If you just want to compute some noise correlations (i.e., Green’s function estimations), you might not need this section.

Now, that we downloaded some waveform data, we might want to access it. This can as well be realised using Store_Client. In general, seismic data comes in two parts: The waveform data in .mseed format and the Station Response information in XML format. Store_Client comes with several methods to fetch the two. There are methods that will only read local data and methods that will check whether data is available locally and, if not, download them from remote (i.e., the FDSN server that we defined when initialising the Store_Client object).

To access only already available data use:
  • response information:

  • waveform data:

    • _load_local() to load local data

If you would like to download missing data, use the following methods:

Getting an overview of your database#

Once your database grows in size, you might not exactly know anymore, which data you have available. There are a couple of functions to help you:

  • get_available_stations() returns all codes of stations

    for which data is available (a network may or may not be defined).

  • _get_times() returns the earliest and latest available

    starttimes for a certain station.

  • Store_Client_compute_spectrogram() can be used to examine the spectral content of the

    data. Check out the tutorial for details on how to do that.

Feed in Data in a Different Way#

There may be scenarious, in which you will not need or won’t be able to download waveform data from an FDSN server. In such cases, it is easy to use your own mseed data to “mimic” SeisMIC’s file system structure.

You will need daily mseed files for each component of the seismometer. If you need to convert/merge/split, you files we recommend using PyRocko.

Now you will have to sort your mseed files in the following way:

path/to/project/mseed/{year}/{network}/{station}/{channel}.{sds_type}/{network}.{station}.{location}.{channel}.{sds_type}.{year}.{doy:03d}

Where sds_type almost always corresponds to D (i.e., data). doy:03d is the “day of year”/Julian day in three digits.

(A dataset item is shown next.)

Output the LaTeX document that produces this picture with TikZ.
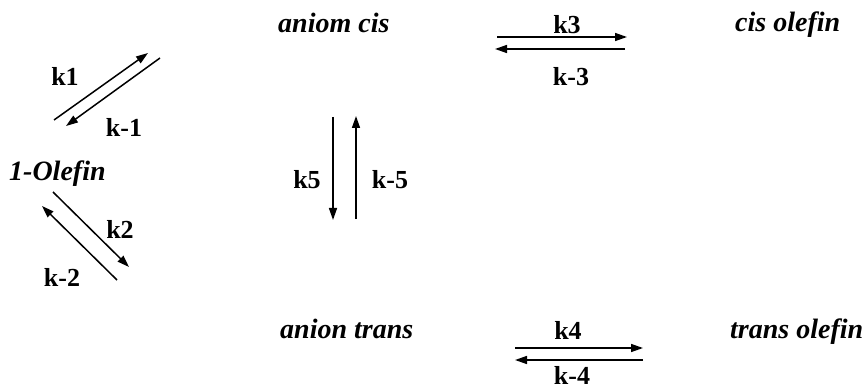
\documentclass[tikz,border=0pt]{standalone}
\usepackage{fontspec}
\setmainfont{Liberation Serif}
\usetikzlibrary{arrows.meta}

\begin{document}
\begin{tikzpicture}[
    x=1pt, y=-1pt,
    >={Triangle[length=12pt,width=8pt]},
    species/.style={inner sep=0pt, anchor=base west, font=\fontsize{28}{31}\selectfont\bfseries\itshape},
    rate/.style={inner sep=0pt, font=\fontsize{26}{29}\selectfont\bfseries},
    rxn/.style={->, line width=1.5pt}
]
    \useasboundingbox (0,0) rectangle (867,390);

    % species
    \node[species] (anioncis)    at (278,33)  {aniom cis};
    \node[species] (cisolefin)   at (735,32)  {cis olefin};
    \node[species] (olefin)      at (9,181)   {1-Olefin};
    \node[species] (aniontrans)  at (280,338) {anion trans};
    \node[species] (transolefin) at (730,338) {trans olefin};

    % k1 / k-1
    \coordinate (k1a) at (54,120);  \coordinate (k1b) at (148,53);
    \coordinate (km1a) at (160,58); \coordinate (km1b) at (66,126);
    \draw[rxn] (k1a) -- (k1b);
    \draw[rxn] (km1a) -- (km1b);
    \node[rate] (k1)  at (65,76)   {k1};
    \node[rate] (km1) at (124,127) {k-1};

    % k2 / k-2
    \coordinate (k2a) at (53,192);   \coordinate (k2b) at (129,267);
    \coordinate (km2a) at (117,280); \coordinate (km2b) at (42,206);
    \draw[rxn] (k2a) -- (k2b);
    \draw[rxn] (km2a) -- (km2b);
    \node[rate] (k2)  at (120,229) {k2};
    \node[rate] (km2) at (62,277)  {k-2};

    % k5 / k-5
    \coordinate (k5a) at (333,117);  \coordinate (k5b) at (333,220);
    \coordinate (km5a) at (356,219); \coordinate (km5b) at (356,116);
    \draw[rxn] (k5a) -- (k5b);
    \draw[rxn] (km5a) -- (km5b);
    \node[rate] (k5)  at (307,180) {k5};
    \node[rate] (km5) at (390,180) {k-5};

    % k3 / k-3
    \coordinate (k3a) at (497,37);  \coordinate (k3b) at (627,37);
    \coordinate (km3a) at (625,49); \coordinate (km3b) at (495,49);
    \draw[rxn] (k3a) -- (k3b);
    \draw[rxn] (km3a) -- (km3b);
    \node[rate] (k3)  at (567,25) {k3};
    \node[rate] (km3) at (571,77) {k-3};

    % k4 / k-4
    \coordinate (k4a) at (515,348);  \coordinate (k4b) at (643,348);
    \coordinate (km4a) at (643,360); \coordinate (km4b) at (515,360);
    \draw[rxn] (k4a) -- (k4b);
    \draw[rxn] (km4a) -- (km4b);
    \node[rate] (k4)  at (568,330) {k4};
    \node[rate] (km4) at (572,375) {k-4};
\end{tikzpicture}
\end{document}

For example path/to/project/mseed/2010/IU/HRV/BHZ.D/IU.HRV.00.BHZ.D.2010.001 is the mseed file corresponding to a waveform recording from station IU.HRV channel BHZ on January 1st 2010.

When using PyRocko, you can use the following command to convert your data to the correct directory structure, daily length and format:

$ squirrel jackseis --add /path/to/your/input/waveforms/ --out-sds-path myproject/mseed/ --out-format mseed

# use this command to open the help page and see other options
$ squirrel jackseis --help

Note

The mseed files do not have file endings.

Note

Files that do not correspond to this format won’t be found by SeisMIC. Pay particular attention to always saving the mseed files for days 1 to 99 with leading zeros (i.e., day 1 has the file ending 001)!

Station Inventories#

You might require response files either to provide station coordinates or to provide reponse information. SeisMIC reads StationXML files these are saved in /path/to/project/inventory/{network}.{station}.xml. There should be exactly one file per station! If you use SeisMIC’s preimplemented methods to download data, station information will be downloaded automatically. Otherwise, add it manually.